En política, la actitud
profética tiene mucho que ver con la capacidad de enamorar con la idea de un
sueño, con la habilidad para transformar los deseos en metas, con convencer en
la necesidad de no renunciar a ellos y de luchar por conseguirlos. El profeta
denuncia la injusticia de las realidades concretas, en cuanto indignas de la
condición humana, y a partir de allí insiste en motivar y mantener viva la
esperanza que vale la pena y es posible incidir en esas realidades hasta
cambiarlas. El profeta recuerda y proclama siempre no solo el norte hacia el cual
nos dirigimos, sino además el compromiso de no desistir en la lucha hasta
alcanzarlo, para lo cual resulta una condición esencial nunca dejar de creer
que esa sociedad deseable es posible
La actitud profética
implica denunciar, anunciar, acompañar al sufriente, insistir a tiempo y a
destiempo, hablar siempre, no callar, repetir el mensaje –porque siempre habrá
alguien a quien no le ha llegado–, informar, proponer, enseñar que las cosas
pueden ser distintas, impedir que las personas se resignen a sobrevivir como
esclavos, explicar cómo hacer las cosas de manera diferente a las que han
generado esta tragedia. Ser testigo y presagio de la Venezuela posible. No
permitir que la desesperanza se instale y carcoma los deseos de cambio.

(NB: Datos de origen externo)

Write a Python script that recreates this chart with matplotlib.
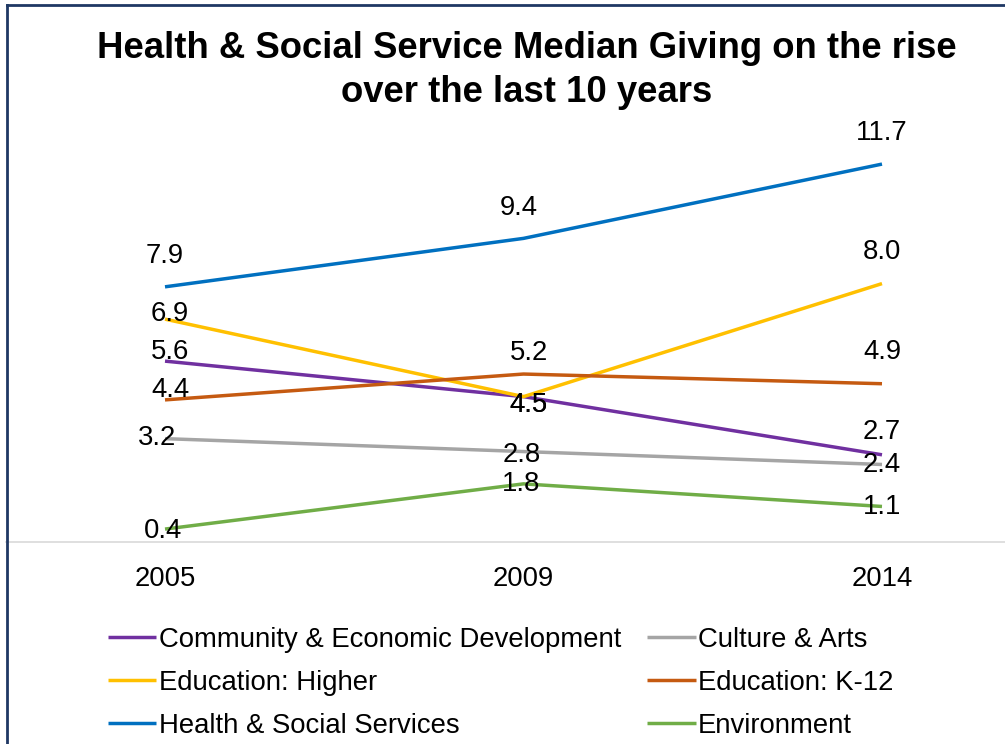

Y esto,
de nuevo, no es una actitud necesaria ni exclusiva de la dirigencia política y
social, sino de todos quienes, cada quien desde su especificidad y condición
particular, aspiramos a la liberación democrática de nuestro país.
Baruch Spinoza,
filósofo racionalista del siglo XVII, decía que “toda la certeza de los
profetas estriba en estas tres cosas: en una imaginación viva y precisa; en un
signo, y final y principalmente, en un ánimo inclinado a lo justo y a lo
bueno”. En otras palabras, claridad en el discernimiento, compromiso en la
lucha y espíritu decidido, para que sirvan de faro esperanzador de que, a pesar
de la oscuridad y la inclemencia del oleaje, la barca sepa que hay un puerto
visible y hay que remar en esa dirección.